"""

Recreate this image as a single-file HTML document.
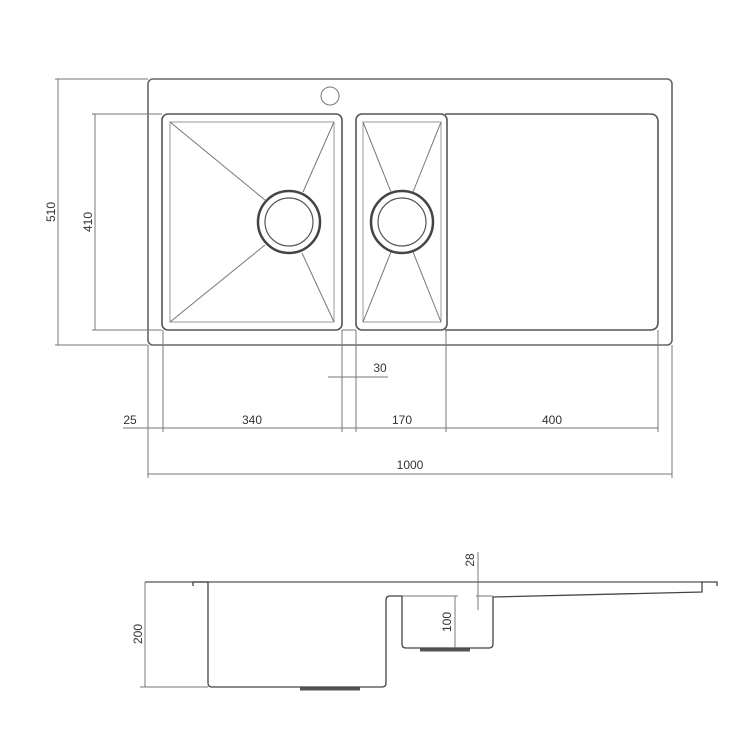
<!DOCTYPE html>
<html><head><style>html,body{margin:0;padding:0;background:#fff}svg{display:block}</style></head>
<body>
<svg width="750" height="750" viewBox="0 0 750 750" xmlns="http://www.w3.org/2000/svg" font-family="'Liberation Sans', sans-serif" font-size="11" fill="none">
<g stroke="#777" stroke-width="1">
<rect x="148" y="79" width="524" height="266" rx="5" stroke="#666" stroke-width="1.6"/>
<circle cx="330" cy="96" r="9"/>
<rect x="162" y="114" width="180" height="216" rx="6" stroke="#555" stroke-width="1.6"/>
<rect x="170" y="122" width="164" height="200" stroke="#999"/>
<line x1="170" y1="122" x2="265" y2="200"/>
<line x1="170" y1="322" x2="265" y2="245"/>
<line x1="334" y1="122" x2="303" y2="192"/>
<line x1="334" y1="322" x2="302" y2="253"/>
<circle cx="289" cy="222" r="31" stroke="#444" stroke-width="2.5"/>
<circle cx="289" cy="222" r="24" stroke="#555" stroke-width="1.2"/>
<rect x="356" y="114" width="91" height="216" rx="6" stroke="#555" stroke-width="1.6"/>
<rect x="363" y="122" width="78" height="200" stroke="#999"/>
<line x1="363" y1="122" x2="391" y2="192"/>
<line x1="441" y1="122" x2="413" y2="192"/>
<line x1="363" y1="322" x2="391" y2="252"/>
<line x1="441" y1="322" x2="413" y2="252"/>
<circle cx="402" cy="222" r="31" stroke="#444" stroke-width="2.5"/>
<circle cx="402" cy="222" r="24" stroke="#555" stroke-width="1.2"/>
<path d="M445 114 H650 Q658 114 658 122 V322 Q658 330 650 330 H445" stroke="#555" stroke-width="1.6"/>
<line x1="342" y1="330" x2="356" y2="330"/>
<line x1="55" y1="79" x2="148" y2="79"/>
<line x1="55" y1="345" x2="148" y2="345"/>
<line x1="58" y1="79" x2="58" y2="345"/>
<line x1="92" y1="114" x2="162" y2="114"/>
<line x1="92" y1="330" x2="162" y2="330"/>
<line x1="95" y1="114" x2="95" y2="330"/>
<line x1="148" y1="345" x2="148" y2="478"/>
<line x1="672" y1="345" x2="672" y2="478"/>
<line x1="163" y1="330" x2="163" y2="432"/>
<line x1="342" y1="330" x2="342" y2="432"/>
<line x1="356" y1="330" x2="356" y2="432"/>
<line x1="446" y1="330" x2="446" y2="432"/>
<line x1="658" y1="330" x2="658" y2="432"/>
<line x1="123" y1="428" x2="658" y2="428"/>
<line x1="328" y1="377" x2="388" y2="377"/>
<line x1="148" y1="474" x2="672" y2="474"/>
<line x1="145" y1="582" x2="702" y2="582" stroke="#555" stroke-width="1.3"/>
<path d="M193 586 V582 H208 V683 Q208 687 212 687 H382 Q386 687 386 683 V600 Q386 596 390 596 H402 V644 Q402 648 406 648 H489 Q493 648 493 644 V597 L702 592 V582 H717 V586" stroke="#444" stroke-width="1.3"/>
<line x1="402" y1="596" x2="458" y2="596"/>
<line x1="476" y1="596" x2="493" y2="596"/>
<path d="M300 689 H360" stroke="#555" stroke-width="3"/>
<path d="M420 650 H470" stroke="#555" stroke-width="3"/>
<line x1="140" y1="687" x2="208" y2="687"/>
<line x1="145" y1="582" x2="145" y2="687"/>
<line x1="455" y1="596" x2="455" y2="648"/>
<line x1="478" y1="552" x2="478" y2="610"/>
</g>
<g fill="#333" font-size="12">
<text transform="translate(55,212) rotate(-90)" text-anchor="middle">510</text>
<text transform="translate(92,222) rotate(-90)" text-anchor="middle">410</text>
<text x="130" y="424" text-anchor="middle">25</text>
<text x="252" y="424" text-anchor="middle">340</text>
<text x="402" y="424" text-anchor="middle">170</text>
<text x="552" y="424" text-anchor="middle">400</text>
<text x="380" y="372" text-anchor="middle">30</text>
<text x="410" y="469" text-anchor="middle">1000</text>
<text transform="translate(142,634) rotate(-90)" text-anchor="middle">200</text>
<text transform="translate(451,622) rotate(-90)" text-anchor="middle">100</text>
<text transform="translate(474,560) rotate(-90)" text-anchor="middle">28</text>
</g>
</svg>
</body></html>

"""

WORK TO BE COMPLETED: Reproduce every line of the material precisely, omitting its pictures.

REPLY TO THE TASK:
Recreate this image as a single-file HTML document.
<!DOCTYPE html>
<html><head><style>html,body{margin:0;padding:0;background:#fff}svg{display:block}</style></head>
<body>
<svg width="750" height="750" viewBox="0 0 750 750" xmlns="http://www.w3.org/2000/svg" font-family="'Liberation Sans', sans-serif" font-size="11" fill="none">
<g stroke="#777" stroke-width="1">
<rect x="148" y="79" width="524" height="266" rx="5" stroke="#666" stroke-width="1.6"/>
<circle cx="330" cy="96" r="9"/>
<rect x="162" y="114" width="180" height="216" rx="6" stroke="#555" stroke-width="1.6"/>
<rect x="170" y="122" width="164" height="200" stroke="#999"/>
<line x1="170" y1="122" x2="265" y2="200"/>
<line x1="170" y1="322" x2="265" y2="245"/>
<line x1="334" y1="122" x2="303" y2="192"/>
<line x1="334" y1="322" x2="302" y2="253"/>
<circle cx="289" cy="222" r="31" stroke="#444" stroke-width="2.5"/>
<circle cx="289" cy="222" r="24" stroke="#555" stroke-width="1.2"/>
<rect x="356" y="114" width="91" height="216" rx="6" stroke="#555" stroke-width="1.6"/>
<rect x="363" y="122" width="78" height="200" stroke="#999"/>
<line x1="363" y1="122" x2="391" y2="192"/>
<line x1="441" y1="122" x2="413" y2="192"/>
<line x1="363" y1="322" x2="391" y2="252"/>
<line x1="441" y1="322" x2="413" y2="252"/>
<circle cx="402" cy="222" r="31" stroke="#444" stroke-width="2.5"/>
<circle cx="402" cy="222" r="24" stroke="#555" stroke-width="1.2"/>
<path d="M445 114 H650 Q658 114 658 122 V322 Q658 330 650 330 H445" stroke="#555" stroke-width="1.6"/>
<line x1="342" y1="330" x2="356" y2="330"/>
<line x1="55" y1="79" x2="148" y2="79"/>
<line x1="55" y1="345" x2="148" y2="345"/>
<line x1="58" y1="79" x2="58" y2="345"/>
<line x1="92" y1="114" x2="162" y2="114"/>
<line x1="92" y1="330" x2="162" y2="330"/>
<line x1="95" y1="114" x2="95" y2="330"/>
<line x1="148" y1="345" x2="148" y2="478"/>
<line x1="672" y1="345" x2="672" y2="478"/>
<line x1="163" y1="330" x2="163" y2="432"/>
<line x1="342" y1="330" x2="342" y2="432"/>
<line x1="356" y1="330" x2="356" y2="432"/>
<line x1="446" y1="330" x2="446" y2="432"/>
<line x1="658" y1="330" x2="658" y2="432"/>
<line x1="123" y1="428" x2="658" y2="428"/>
<line x1="328" y1="377" x2="388" y2="377"/>
<line x1="148" y1="474" x2="672" y2="474"/>
<line x1="145" y1="582" x2="702" y2="582" stroke="#555" stroke-width="1.3"/>
<path d="M193 586 V582 H208 V683 Q208 687 212 687 H382 Q386 687 386 683 V600 Q386 596 390 596 H402 V644 Q402 648 406 648 H489 Q493 648 493 644 V597 L702 592 V582 H717 V586" stroke="#444" stroke-width="1.3"/>
<line x1="402" y1="596" x2="458" y2="596"/>
<line x1="476" y1="596" x2="493" y2="596"/>
<path d="M300 689 H360" stroke="#555" stroke-width="3"/>
<path d="M420 650 H470" stroke="#555" stroke-width="3"/>
<line x1="140" y1="687" x2="208" y2="687"/>
<line x1="145" y1="582" x2="145" y2="687"/>
<line x1="455" y1="596" x2="455" y2="648"/>
<line x1="478" y1="552" x2="478" y2="610"/>
</g>
<g fill="#333" font-size="12">
<text transform="translate(55,212) rotate(-90)" text-anchor="middle">510</text>
<text transform="translate(92,222) rotate(-90)" text-anchor="middle">410</text>
<text x="130" y="424" text-anchor="middle">25</text>
<text x="252" y="424" text-anchor="middle">340</text>
<text x="402" y="424" text-anchor="middle">170</text>
<text x="552" y="424" text-anchor="middle">400</text>
<text x="380" y="372" text-anchor="middle">30</text>
<text x="410" y="469" text-anchor="middle">1000</text>
<text transform="translate(142,634) rotate(-90)" text-anchor="middle">200</text>
<text transform="translate(451,622) rotate(-90)" text-anchor="middle">100</text>
<text transform="translate(474,560) rotate(-90)" text-anchor="middle">28</text>
</g>
</svg>
</body></html>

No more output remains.